By Ronnie Ellis/CNHI News Service
Rand Paul had a message. It was loud and clear. And Kentucky responded in a loud and clear fashion.
The Bowling Green ophthalmologist and son of Texas Congressman Ron Paul jumped into the Republican primary for the U.S. Senate when no one gave him a chance. He easily defeated the establishment’s pick, Secretary of State Trey Grayson, and Tuesday night he completed his quest by dispatching Democrat Jack Conway in impressive fashion — 55.7 percent to 44.3 percent.
His victory speech began the way he began his campaign: “I have a message, a message from the people of Kentucky. A message that is loud and clear and doesn’t mince words. We’ve come to take our government back.”
Later after the wild celebration by blue, t-shirt wearing TEA Party supporters and more established country club Republican set, Paul said he was “the Cinderella story – everything was charmed from the beginning.”
With 95 percent of the precincts reporting at 10:40 p.m., Paul led Conway 724,383 to 575,711 But CNN didn’t wait nearly that long to declare Paul the winner — at 6 p.m. with only about 55,000 votes counted. At the time, Paul led Conway by about 5,000 votes, but CNN said exit polling indicated “Rand Paul will be a big winner.” Their polling was right. Two years ago, Kentucky’s senior senator and Republican Leader in the Senate, Mitch McConnell, beat Democrat Bruce Lunsford by six points.
Conway called Paul and conceded shortly before Paul entered the packed and rocking ballroom of the Patsy Sloan Convention Center. But the party began early, festive music played by Paul’s teenage sons and interrupted by a parade of lesser Republican stars — Republican Party Chairman Steve Robertson, First District Congressman Ed Whitfield, Second District Congressman Brett Guthrie and Warren County Judge/Executive Mike Buchanon.
Also on hand were gubernatorial hopefuls David Williams and Phil Moffett, and Williams’ running mate Riche Farmer The Republican establishment may not have been for Paul in the beginning, but they’ve been on board for a while and they celebrated alongside those who were there from the beginning. Kathy Linzy of Lawrenceburg has been there from the start. Asked what Paul’s huge win meant for her personally, she responded: “It means freedom!”
She recalled her first meeting with Paul at an early organizational meeting in Frankfort,
“He said I can’t promise I’ll go to Washington and bring you back money because there is no money,” Linzy quoted Paul as saying back then. “But he said he could promise that he’d go up there and fight for freedom and that’s what got me involved.”
Paul’s victory speech was national in theme and scope.
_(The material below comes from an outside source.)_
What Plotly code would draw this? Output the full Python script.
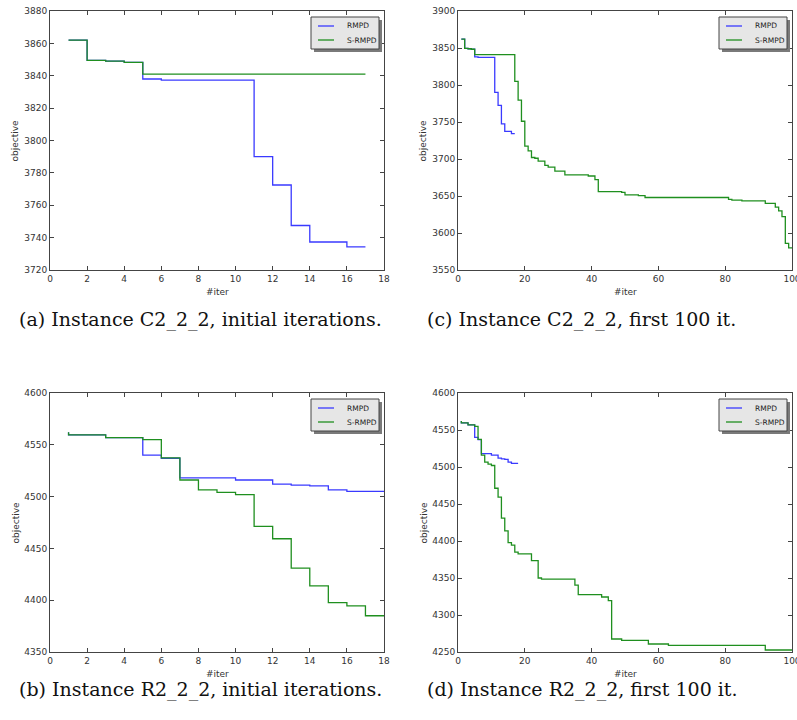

He said the Senate is famed as a “deliberative body,” and said, “I will respectfully ask them to deliberate on this:” and then reeled off a number of items — the public’s unhappiness with Washington, the need for fiscal sanity, limited constitutional government and a balanced budget. Finally, he said he will ask the Senate to deliberate on this:
“Do we wish to live free or live enslaved by debt?” Paul asked as the crowd yelled approval. “Do we believe in the individual or do we believe in the state.”
Laurel County Republican Chairman Bryan Mills said it’s easy to analyze Paul’s easy win.
“Kentuckians really believe in Dr. Paul’s ideas of small government, fiscal responsibility and reigning in some of the insanity that’s been going on in Congress for the past two years,” Mills said. He said he never doubted Paul’s ability to win the election because of that message and the way it resonated with voters.
Paul encapsulated the campaign in one rhetorical question in his victory speech.
“The American people want to know why we have to balance our budget and they (Congress) don’t?” Paul said as the crowd roared approval.
Kathy Gornik, a TEA Party member and ardent and early Paul supporter from Lexington, said Tuesday was “a great day for Kentucky, but the real work begins tomorrow.”
She said the TEA Party will “be watching closely the incoming class and hold them to the constitution.”
Robertson, the party chairman, said volunteers knocked on more than 100,000 doors in the past couple of weeks. But the effort began in June, he said, to identify Democrats and independents that were unhappy with Washington policies and go after them for Paul.
“It was like shooting fish in a barrel,” he said. “They were ready.”